◆ What is asked:
Each line below that contains "this" counts once; report the total and nothing more.

[Entries with chart source code]
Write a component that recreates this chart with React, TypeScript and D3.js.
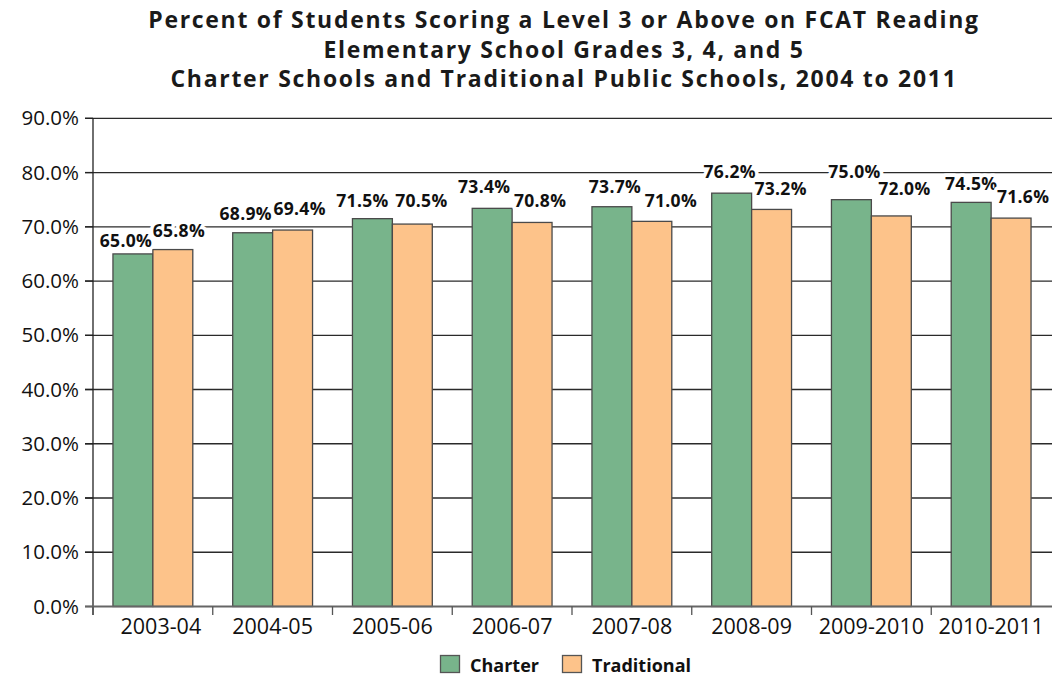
import { useMemo } from 'react';
import * as d3 from 'd3';

const years = ['2003-04', '2004-05', '2005-06', '2006-07', '2007-08', '2008-09', '2009-2010', '2010-2011'];
const charter = [65.0, 68.9, 71.5, 73.4, 73.7, 76.2, 75.0, 74.5];
const traditional = [65.8, 69.4, 70.5, 70.8, 71.0, 73.2, 72.0, 71.6];
const series = ['Charter', 'Traditional'];
const yTicks = [0, 10, 20, 30, 40, 50, 60, 70, 80, 90];
const titleLines = [
  'Percent of Students Scoring a Level 3 or Above on FCAT Reading',
  'Elementary School Grades 3, 4, and 5',
  'Charter Schools and Traditional Public Schools, 2004 to 2011',
];

// hand placement of the value labels in the original (pixel nudges)
const charterLabelDx = [-7, -7, -10, -8, 3, -2, 3, 0];
const charterLabelLift = [7, 13, 12, 15, 14, 15, 22, 12];
const tradLabelDx = [6, 7, 9, 8, 19, 9, 13, 12];
const tradLabelLift = [13, 15, 17, 15, 14, 14, 21, 15];

const W = 1052;
const H = 677;
const colors = { Charter: '#78b48b', Traditional: '#fdc38a' };
const font = '"Open Sans", sans-serif';

export default function App() {
  const x = useMemo(() => d3.scaleBand().domain(years).range([93, 1051]).padding(0), []);
  const inner = d3.scaleBand().domain(series).range([0, x.bandwidth()]).paddingInner(0).paddingOuter(0.5);
  const y = d3.scaleLinear().domain([0, 90]).range([606.5, 118.3]);

  const fmt = (v: number) => v.toFixed(1) + '%';

  return (
    <div style={{ position: 'fixed', left: 0, top: 0 }}>
      <svg width={W} height={H} style={{ display: 'block', background: '#fff' }}>
        {titleLines.map((t, i) => (
          <text key={t} x={564} y={28 + i * 29.5} textAnchor="middle" fontFamily={font} fontWeight={700}
            fontSize={23} letterSpacing={1.7} fill="#1a1a1a">{t}</text>
        ))}

        {/* gridlines */}
        {yTicks.filter(t => t > 0).map(t => (
          <line key={t} x1={85} x2={W} y1={y(t)} y2={y(t)} stroke="#2a2a2a" strokeWidth={1.3} />
        ))}
        {yTicks.map(t => (
          <g key={'yt' + t}>
            <line x1={85} x2={93} y1={y(t)} y2={y(t)} stroke="#222" strokeWidth={1.3} />
            <text x={79} y={y(t) + 7} textAnchor="end" fontFamily={font} fontSize={20.5} fill="#111">{fmt(t)}</text>
          </g>
        ))}

        {/* bars */}
        {years.map((yr, i) => (
          <g key={yr} transform={`translate(${x(yr)},0)`}>
            {[charter[i], traditional[i]].map((v, j) => (
              <rect key={j} x={inner(series[j])} y={y(v)} width={inner.bandwidth()} height={y(0) - y(v)}
                fill={colors[series[j] as 'Charter' | 'Traditional']} stroke="#4a4a4a" strokeWidth={1.3} />
            ))}
          </g>
        ))}

        {/* axes */}
        <line x1={93} x2={93} y1={118.3} y2={615} stroke="#222" strokeWidth={1.3} />
        <line x1={85} x2={W} y1={y(0)} y2={y(0)} stroke="#666" strokeWidth={2} />
        {years.map(yr => (
          <line key={'xt' + yr} x1={x(yr)!} x2={x(yr)!} y1={y(0)} y2={615} stroke="#555" strokeWidth={1.3} />
        ))}
        {years.map((yr, i) => (
          <text key={'xl' + yr} x={x(yr)! + x.bandwidth() / 2 + (i === 0 ? 8 : 0)} y={634} textAnchor="middle"
            fontFamily={font} fontSize={21.5} fill="#111">{yr}</text>
        ))}

        {/* value labels */}
        {years.map((yr, i) => {
          const x0 = x(yr)!;
          const cx = x0 + inner('Charter')! + inner.bandwidth() / 2 + charterLabelDx[i];
          const tx = x0 + inner('Traditional')! + inner.bandwidth() / 2 + tradLabelDx[i];
          return (
            <g key={'lb' + yr} fontFamily={font} fontWeight={700} fontSize={17.5} fill="#111" textAnchor="middle"
              letterSpacing={0.3}>
              <text x={cx} y={y(charter[i]) - charterLabelLift[i]} stroke="#fff" strokeWidth={7} strokeLinejoin="round"
                style={{ paintOrder: 'stroke' }}>{fmt(charter[i])}</text>
              <text x={tx} y={y(traditional[i]) - tradLabelLift[i]} stroke="#fff" strokeWidth={7} strokeLinejoin="round"
                style={{ paintOrder: 'stroke' }}>{fmt(traditional[i])}</text>
            </g>
          );
        })}

        {/* legend */}
        <g fontFamily={font} fontWeight={700} fontSize={18} fill="#111">
          <rect x={440.5} y={655.5} width={19} height={17} fill={colors.Charter} stroke="#555" strokeWidth={1.3} />
          <text x={470} y={672}>Charter</text>
          <rect x={562.5} y={655.5} width={19} height={17} fill={colors.Traditional} stroke="#555" strokeWidth={1.3} />
          <text x={592} y={672}>Traditional</text>
        </g>
      </svg>
    </div>
  );
}
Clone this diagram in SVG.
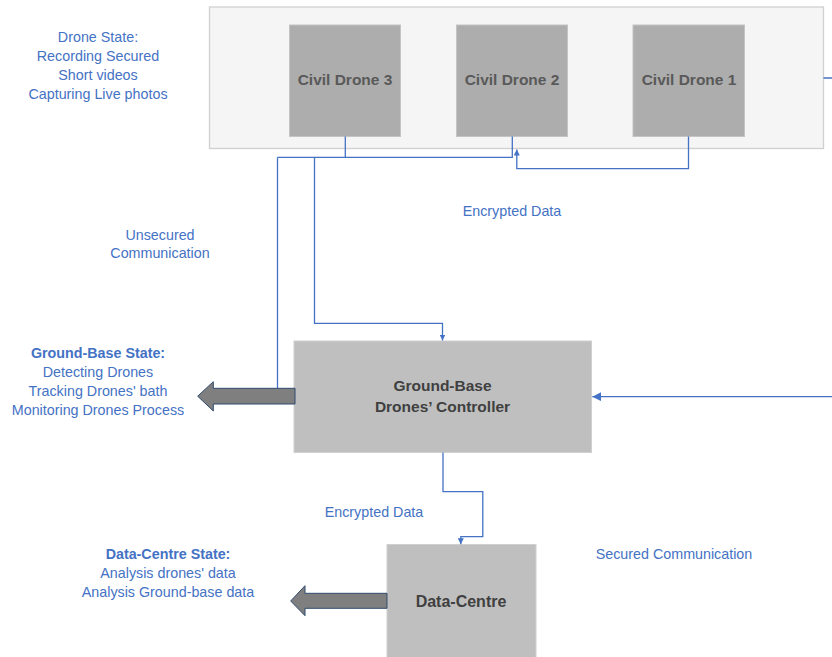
<svg xmlns="http://www.w3.org/2000/svg" width="832" height="657" viewBox="0 0 832 657">
<style>
.lbl{font-family:"Liberation Sans",Arial,sans-serif;font-size:14.3px;fill:#4472C4;text-anchor:middle}
.b{font-weight:bold}
.node{font-family:"Liberation Sans",Arial,sans-serif;font-weight:bold;font-size:15.5px;text-anchor:middle}
.conn{fill:none;stroke:#4472C4;stroke-width:1.3}
.fat{fill:#7f7f7f;stroke:#2f4a6e;stroke-width:1}
</style>
<defs>
<marker id="ah" viewBox="0 0 10 10" refX="10" refY="5" markerWidth="6" markerHeight="6" markerUnits="userSpaceOnUse" orient="auto">
<path d="M0,0 L10,5 L0,10 z" fill="#4472C4"/>
</marker>
<marker id="ah2" viewBox="0 0 10 10" refX="10" refY="5" markerWidth="9" markerHeight="9" markerUnits="userSpaceOnUse" orient="auto">
<path d="M0,0 L10,5 L0,10 z" fill="#4472C4"/>
</marker>
</defs>
<rect width="832" height="657" fill="#ffffff"/>

<g id="drone-container">
<rect x="209.5" y="7" width="614" height="141.5" fill="#f5f5f5" stroke="#d0d0d0" stroke-width="1.3"/>
</g>
<g id="drone3">
<rect x="289.5" y="25" width="111" height="111.5" fill="#adadad" stroke="#c4c4c4" stroke-width="1"/>
<text class="node" x="345" y="85" fill="#595959">Civil Drone 3</text>
</g>
<g id="drone2">
<rect x="456.5" y="25" width="111" height="111.5" fill="#adadad" stroke="#c4c4c4" stroke-width="1"/>
<text class="node" x="512" y="85" fill="#595959">Civil Drone 2</text>
</g>
<g id="drone1">
<rect x="633" y="25" width="111.5" height="111.5" fill="#adadad" stroke="#c4c4c4" stroke-width="1"/>
<text class="node" x="689" y="85" fill="#595959">Civil Drone 1</text>
</g>
<g id="ground-base">
<rect x="294" y="341" width="297.5" height="111.5" fill="#bfbfbf" stroke="#d0d0d0" stroke-width="1"/>
<text class="node" x="442.5" y="391" fill="#404040">Ground-Base</text>
<text class="node" x="442.5" y="412" fill="#404040">Drones’ Controller</text>
</g>
<g id="data-centre">
<rect x="387" y="544.5" width="149" height="113" fill="#bfbfbf" stroke="#d0d0d0" stroke-width="1"/>
<text class="node" x="461" y="607" fill="#404040" style="font-size:16px">Data-Centre</text>
</g>

<g id="connectors">
<path class="conn" d="M345.3,136.5 V157.3 H512.3 V136.5"/>
<path class="conn" d="M688.5,136.5 V168.7 H516.8 V149.5" marker-end="url(#ah)"/>
<path class="conn" d="M277.5,157.3 H345.3"/>
<path class="conn" d="M277.5,157.3 V388.3"/>
<path class="conn" d="M314.5,157.3 V323.3 H442.5 V340.5" marker-end="url(#ah)"/>
<path class="conn" d="M823.5,78 H845 V396.7 H592.3" marker-end="url(#ah2)"/>
<path class="conn" d="M443,452.5 V491.7 H482.8 V536.7 H460.8 V544.3" marker-end="url(#ah)"/>
<path class="fat" d="M295,388.3 H213.3 V381.7 L197.7,396.2 L213.3,411 V404 H295 Z"/>
<path class="fat" d="M387,593.3 H305 V585.7 L290.7,601 L305,615.7 V608.3 H387 Z"/>
</g>

<g id="labels">
<text class="lbl" x="98" y="41.5">Drone State:</text>
<text class="lbl" x="98" y="60.5">Recording Secured</text>
<text class="lbl" x="98" y="79.5">Short videos</text>
<text class="lbl" x="98" y="98.5">Capturing Live photos</text>
<text class="lbl" x="512" y="216">Encrypted Data</text>
<text class="lbl" x="160" y="240">Unsecured</text>
<text class="lbl" x="160" y="258">Communication</text>
<text class="lbl b" x="98" y="358">Ground-Base State:</text>
<text class="lbl" x="98" y="377">Detecting Drones</text>
<text class="lbl" x="98" y="396">Tracking Drones' bath</text>
<text class="lbl" x="98" y="414.5">Monitoring Drones Process</text>
<text class="lbl" x="374" y="517">Encrypted Data</text>
<text class="lbl" x="674" y="559">Secured Communication</text>
<text class="lbl b" x="168" y="558.5">Data-Centre State:</text>
<text class="lbl" x="168" y="577.5">Analysis drones' data</text>
<text class="lbl" x="168" y="596.5">Analysis Ground-base data</text>
</g>
</svg>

◆ Full response:
2